The Radical Republican Politicians — They Threaten the President, the Cabinet and Congress — Their Object.
The radical republican politicians do not think the war work is going on rapidly enough — the heart of the negro country has not been reached by our troops — the slaves have not seen the "armies of freedom" — universal anarchy, insurrection and their attendant horrors have not yet overwhelmed the south and spread desolation throughout its borders. They say to the cabinet, General Scott and the army, "Why stand ye here all the day idle?" The New York Times threatened the president with removal by force from his office, if there was any faltering on his part in pushing the war to the extremity, and now the New York Tribune warns the members of the cabinet that if they have the remotest idea of stopping this war by an adjustment, they cannot much longer remain in the service of the United States; while the Tribune's Washington correspondent says, in view of a prospect of adjustment: "There are five hundred thousand earnest men in arms who will as easily and readily organize a military despotism, if the exigencies of the hour demand it, as they can reconstruct on the foundation of tranquil orbitration." The Washington dispatch to the New York Herald also says:
"A spirit is being aroused that will result in placing the man who shall dare offer a proposition to compromise with traitors in the same category, and to hang both. The feeling against any thing of that kind here is so intense at the present time, that it is believed that the man who would openly propose to settle with the southern rebels by compromising would by hung as soon as found."
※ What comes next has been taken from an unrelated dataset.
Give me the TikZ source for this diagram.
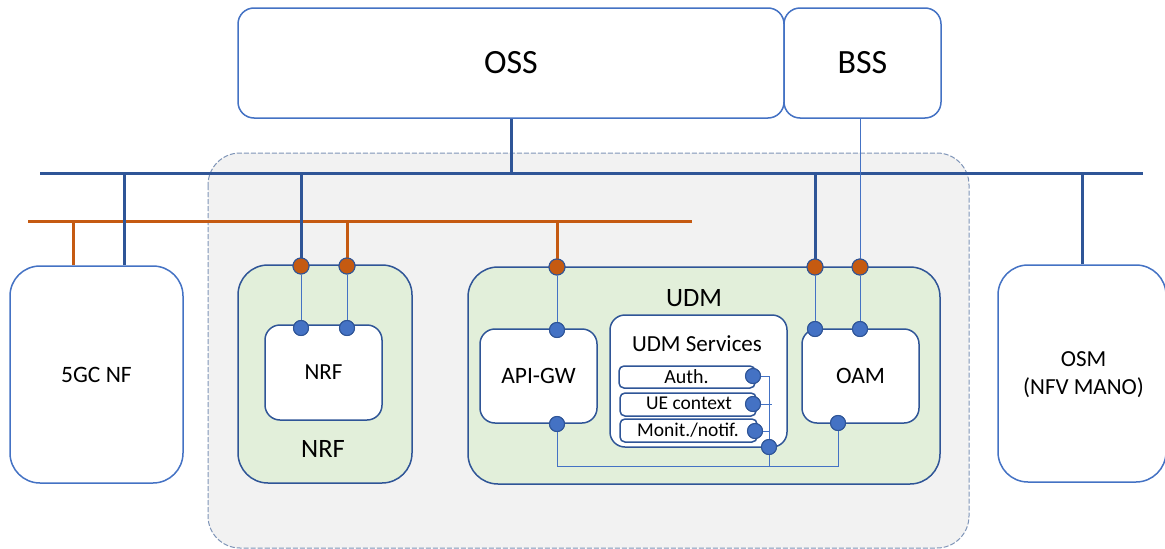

All that indicates the terrible apprehensions of the radical republican politicians that the war may be stopped by an adjustment before the slaves are freed. The president is threatened; the members of the cabinet are warned; senators and representatives in congress have the gallows paraded before their eyes, and the country is notified that, if necessary, the army will proclaim a military dictator, and organize a military despotism in the place of the present constitutional government, if the exigencies of the hour demand it. That is the feeling that the radical republican politicians are now endeavoring to get up throughout the army and the country. The great end sought to be accomplished by them is not to settle more firmly the principles of constitutional liberty by upholding the constitutional liberty by upholding the constitution and the Union, but to liberate the slaves. Hear what the Washington correspondent of the New York Tribune says, and whose sentiments are indorsed by that paper:
"If this war were for any thing short of realizing a perfect equality of rights for every human being, it would be the most foolish crusade or the direst butchery that the world was ever stained withal. On the triumph of freedom over slavery rests the honor and the fate of this nation. We achieved national liberty through the revolution; we must now acheive individual liberty for all men in the nation, to make us as a people the worthy standard bearer of that holy cause which we claim to have espoused for all the world."
That is what these radical republican politicians think of this war. If its object is not to be the setting free of every slave in the land and putting them on "a perfect equality of rights" with the white man, then would it be "the most foolish crusade, or the direst butchery, that the world was ever stained withal" — in the opinion of these persons. They care nothing for the constitution as it is — nothing for the Union as it is — nothing for the flag of country — so long as under them negroes are held in slavery. Is it any wonder that these persons, fearing that their hopes may be destroyed by a peace adjustment, threaten the president, the cabinet and congress? It is well that patriotic, constitutional Union loving citizens should keep a watch on these radical republican politicians. They are the ones who are primarily responsible for our present troubles, and if they are permitted to control and direct this war, then will this country witness horrors and experience calamities beyond what the world has ever witnessed. We take pleasure in stating our conviction, and it is no more than justice for us to say that the great body of the republicans do not concur with the radical politicians of their party in these utlra views, that they are faithful to the constitution, and desire the preservation of the government for its benignity and the blessings it confers, and support its efforts to crush out the rebellion without any reference whatever to the slave question.